Patrice Lumumba is probably one of Africa's most famous historical figures.
He was a popular Congolese nationalist and the first elected prime minister of DRC after independence from Belgium in June 1960. However, military strife and secessionist movements disrupted his rule, and, as a result, his stint as prime minister lasted only three months.
On 14 September 1960, the military, led by Mobutu Sese Seko, toppled his government. He was placed under house arrest in Kinshasa but he managed to slip out of the capital. However, he was captured as he tried to make his way to his stronghold of Kisangani - where his supporters were making plans for him to form an alternative government.
On 17 January 1961, at the age of 35, he was executed by a firing squad.
Forty-one years later, in 2002, the Belgian government apologized to the Congo people for the role it played in the overthrow, capture, and execution of Patrice Lumumba; and it said that it took moral responsibility for the events that led to his tragic end.
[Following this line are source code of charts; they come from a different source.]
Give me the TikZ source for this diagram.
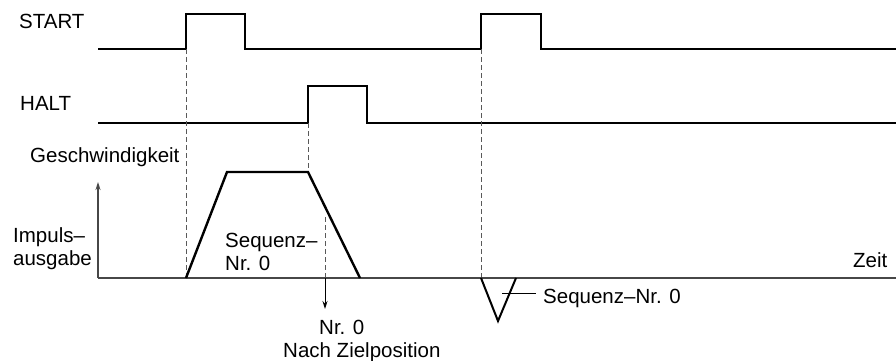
\documentclass[tikz,border=0pt]{standalone}
\usepackage{fontspec}
\setmainfont{Liberation Sans}
\usetikzlibrary{arrows.meta}
\begin{document}
\begin{tikzpicture}[x=1pt,y=-1pt,
  signal/.style={line width=2.4pt,black,miter limit=10},
  axisline/.style={line width=1.5pt,black!72},
  guide/.style={line width=0.9pt,black!65,dash pattern=on 5pt off 3pt},
  lbl/.style={inner sep=0pt,anchor=base west,font=\fontsize{20.5}{24}\selectfont},
  tip/.style={-{Stealth[length=8pt,width=5pt]}}]
\useasboundingbox (0,0) rectangle (896,361);
% coordinates
\coordinate (s0) at (98,49);
\coordinate (s1) at (186,49);
\coordinate (s2) at (481,49);
\coordinate (h0) at (98,123);
\coordinate (h1) at (308,123);
\coordinate (o) at (98,278);
\coordinate (yt) at (98,182);
\coordinate (xe) at (896,278);
\coordinate (t0) at (186,278);
\coordinate (t1) at (227,172);
\coordinate (t2) at (308,172);
\coordinate (t3) at (360,278);
\coordinate (d0) at (325,217);
\coordinate (d1) at (325,278);
\coordinate (d2) at (325,309);
\coordinate (v0) at (481,278);
\coordinate (v1) at (498,321);
\coordinate (v2) at (516,278);
\coordinate (l0) at (502,293);
\coordinate (l1) at (536,293);
% signals
\draw[signal] (s0) -- (s1) -- (186,14) -- (245,14) -- (245,49) -- (s2) -- (481,14) -- (541,14) -- (541,49) -- (896,49);
\draw[signal] (h0) -- (h1) -- (308,86) -- (367,86) -- (367,123) -- (896,123);
% guides
\draw[guide] (s1) -- (t0);
\draw[guide] (h1) -- (t2);
\draw[guide] (d0) -- (d1);
\draw[guide] (s2) -- (v0);
% axes
\draw[axisline,tip] (o) -- (yt);
\draw[axisline] (o) -- (xe);
\draw[line width=1pt,black,tip] (d1) -- (d2);
% speed profile
\draw[signal,line join=miter] (t0) -- (t1) -- (t2) -- (t3);
\draw[signal,line width=2pt] (v0) -- (v1) -- (v2);
\draw[line width=1pt] (l0) -- (l1);
% labels
\node[lbl] (start) at (19,29) {START};
\node[lbl] (halt) at (20,110) {HALT};
\node[lbl] (gesch) at (30,162) {Geschwindigkeit};
\node[lbl] (imp1) at (13,242) {Impuls–};
\node[lbl] (imp2) at (13,265) {ausgabe};
\node[lbl] (seq1) at (225,247) {Sequenz–};
\node[lbl] (seq2) at (225,270) {Nr. 0};
\node[lbl] (nr) at (319,334) {Nr. 0};
\node[lbl] (ziel) at (283,357) {Nach Zielposition};
\node[lbl] (zeit) at (853,267) {Zeit};
\node[lbl] (seq3) at (543,303) {Sequenz–Nr. 0};
\end{tikzpicture}
\end{document}
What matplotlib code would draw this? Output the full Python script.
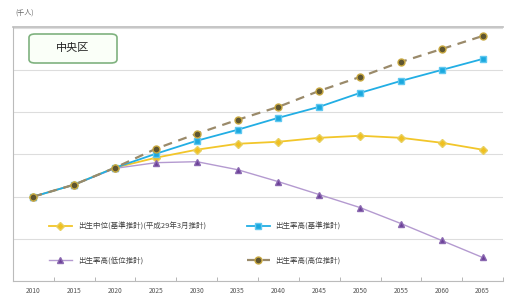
import numpy as np
import matplotlib
matplotlib.use('Agg')
from matplotlib import pyplot as plt
from matplotlib.patches import FancyBboxPatch

plt.rcParams['font.family'] = ['Noto Sans CJK JP', 'DejaVu Sans']

#Data (千人)
years = ['2010', '2015', '2020', '2025', '2030', '2035', '2040', '2045', '2050', '2055', '2060', '2065']
mid = [100, 114.2, 134.3, 146.1, 155.6, 162.6, 165.0, 169.7, 172.1, 169.7, 163.8, 155.6]
base = [100, 114.2, 134.3, 150.8, 166.2, 179.2, 193.4, 206.4, 222.9, 237.1, 250.1, 263.1]
low = [100, 114.2, 133.5, 140.2, 141.4, 131.9, 117.7, 102.4, 87.0, 68.1, 48.0, 27.9]
high = [100, 114.2, 134.3, 156.7, 174.5, 191.0, 206.4, 225.3, 241.8, 259.6, 274.9, 290.3]
labels = ['出生中位(基準推計)(平成29年3月推計)', '出生率高(基準推計)',
          '出生率高(低位推計)', '出生率高(高位推計)']
yticks = [0, 50, 100, 150, 200, 250, 300]

fig = plt.figure(figsize=(5.05, 2.98), dpi=100)
ax = fig.add_axes([13/505, 1-281/298, 490/505, 254/298])
x = np.arange(len(years))

l1, = ax.plot(x, mid, color='#F2C62A', lw=1.3, marker='D', ms=4.2,
              mfc='#F0C020', mec='#E8D060', zorder=3)
l2, = ax.plot(x, base, color='#22AEE4', lw=1.3, marker='s', ms=4.2,
              mfc='#1BA8DE', mec='#60C8F0', zorder=4)
l3, = ax.plot(x, low, color='#B49AD0', lw=1.0, marker='^', ms=5,
              mfc='#6B3F98', mec='#8A68B0', zorder=3)
l4, = ax.plot(x, high, color='#9A8A6A', lw=1.6, ls=(0, (4, 3)), marker='o', ms=5,
              mfc='#5E5530', mec='#C8A840', zorder=5)

ax.set_xlim(-0.5, 11.5)
ax.set_ylim(0, 301)
ax.set_yticks(yticks)
ax.set_yticklabels([str(v) for v in yticks], fontsize=5, color='#444444')
ax.tick_params(axis='y', length=0, pad=10)
ax.set_xticks(x)
ax.set_xticklabels(years, fontsize=4.8, color='#555555')
ax.set_xticks(np.arange(-0.5, 12, 1), minor=True)
ax.tick_params(axis='x', which='major', length=0, pad=4)
ax.tick_params(axis='x', which='minor', length=3, color='#AAAAAA', direction='in')
ax.grid(axis='y', color='#DDDDDD', lw=0.8)
ax.set_axisbelow(True)
ax.spines['right'].set_visible(False)
ax.spines['top'].set_color('#BBBBBB')
ax.spines['top'].set_linewidth(1.2)
ax.spines['left'].set_color('#BBBBBB')
ax.spines['bottom'].set_color('#BBBBBB')

fig.text(15/505, 1-13/298, '(千人)', fontsize=5, color='#666666', va='center')

#Title box
box = FancyBboxPatch((29/505, 1-63/298), 88/505, 29/298,
                     boxstyle='round,pad=0,rounding_size=0.012',
                     transform=fig.transFigure, facecolor='#FAFFF8',
                     edgecolor='#7FB27F', lw=1.2)
fig.patches.append(box)
fig.text(73/505, 1-48/298, '中央区', fontsize=8, ha='center', va='center', color='#222222')

#order so that rows read mid/base, low/high
leg = ax.legend([l1, l3, l2, l4], [labels[0], labels[2], labels[1], labels[3]],
                ncol=2, loc='upper left',
                bbox_to_anchor=(0.06, 0.255), frameon=False, fontsize=5.4,
                handlelength=3, columnspacing=5.5, labelspacing=3.4,
                labelcolor='#444444')

fig.savefig('out.png', dpi=100)
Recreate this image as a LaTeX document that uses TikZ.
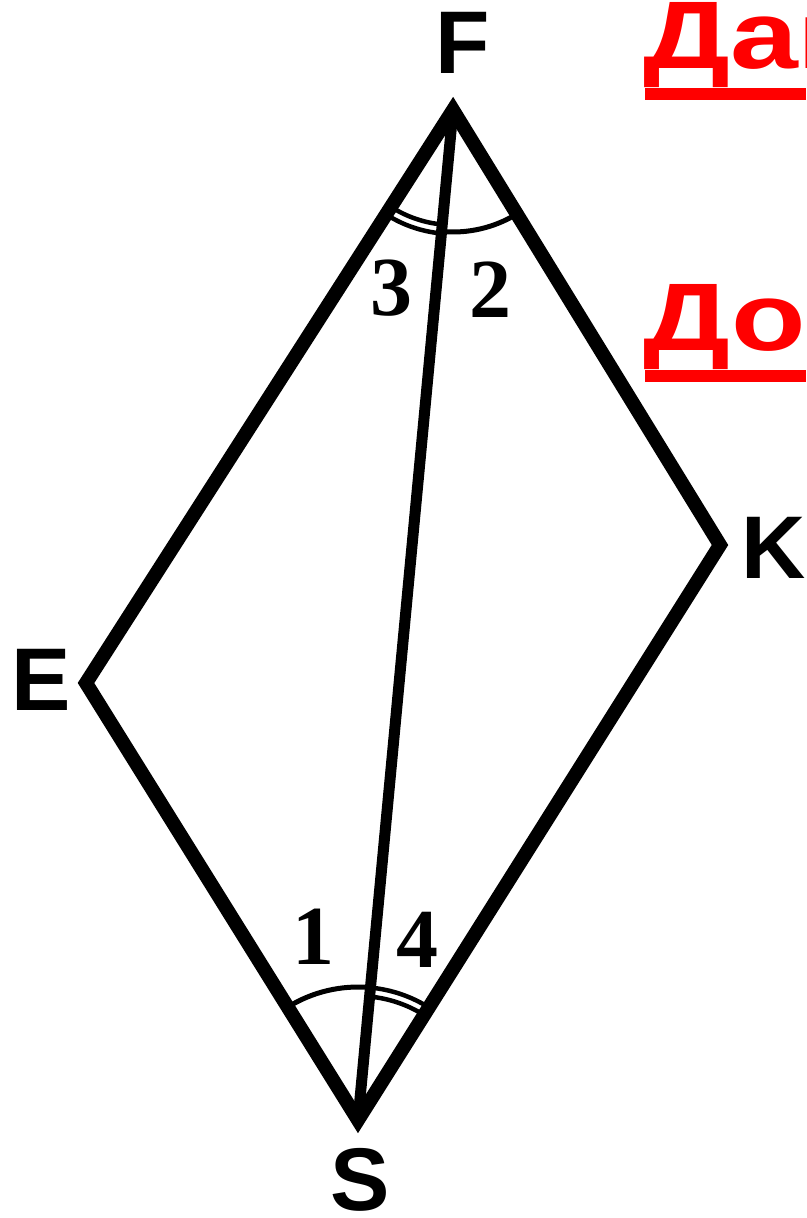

Lumumba rose to prominence, first as a trade unionist and, later, as the founder and leader of Mouvement National Congolais (MNC), a political party that had widespread support throughout DRC. He was an outspoken critic of colonialism and among the vocal voices that had, from the early 1950s, demanded the independence of DRC.
He spoke boldly and eloquently against the injustices and humiliation that Congolese people had endured under Belgian rule, the wanton exploitation of Congolese resources by the West, and the condescending attitude of colonial administrators towards black people. This rhetoric made him famous across DRC, but the colonial administrators viewed it as anti-Belgian, and they detested him because of it.
In October 1958, he founded the MNC, which soon became the only party in DRC that had nationwide appeal. The other parties were either regional or tribal. While they advocated for a federal system of Government, MNC and Patrice Lumumba pushed for a united Congo; and the Belgians didn't like it.
Belgium's colonial rule had thrived on a divide-and-rule policy that encouraged Congo's tribes to dislike one another. They knew that a united Congo would weaken their hold on Congo's resources. Therefore, they promoted a "My Tribe-First and Congo-Second" attitude that made Congo's blacks suspicious of one another. The Belgians wanted this ethnic rivalry to continue after independence.
In December 1958, Lumumba addressed the All-African Peoples' Conference in Accra, Ghana, and those present, including Kwame Nkrumah, were impressed by his knowledge, eloquence, and charisma. Still, the Belgians did not like his newly-acquired Pan-Africanist stature, and they started planning to neutralize him.
In October 1959, the colonial government arrested him for inciting an anti-colonial riot in Kisangani and sentenced him to six years in prison. Shortly after, Belgium announced it would grant DRC independence in June 1960; and that the process would begin with local elections in December 1959.
Belgium's plan was, firstly, to grant DRC independence while Lumumba was in still prison (so that he would play no role in post-colonial DRC), and Secondly, to use the elections to install pro-Belgian puppets in post-colonial government. However, despite Lumumba's imprisonment, MNC went ahead and secured a landslide victory in the polls.
In January 1960, Belgium convened a conference in Brussels to discuss the roadmap to independence. On the first day of the meeting, the delegates refused to participate unless Lumumba was part of the process. Two days later, Lumumba was freed from prison and flown to Brussels to join the other representatives.
The conference agreed that parliamentary elections would be in May 1960, and it set the date of independence as 30 June 1960. MNC emerged victorious in the parliamentary elections. The Belgians reluctantly allowed Lumumba to form the government, which he did on 23 May 1960 - with him as Prime Minister and Joseph Kasavubu as president.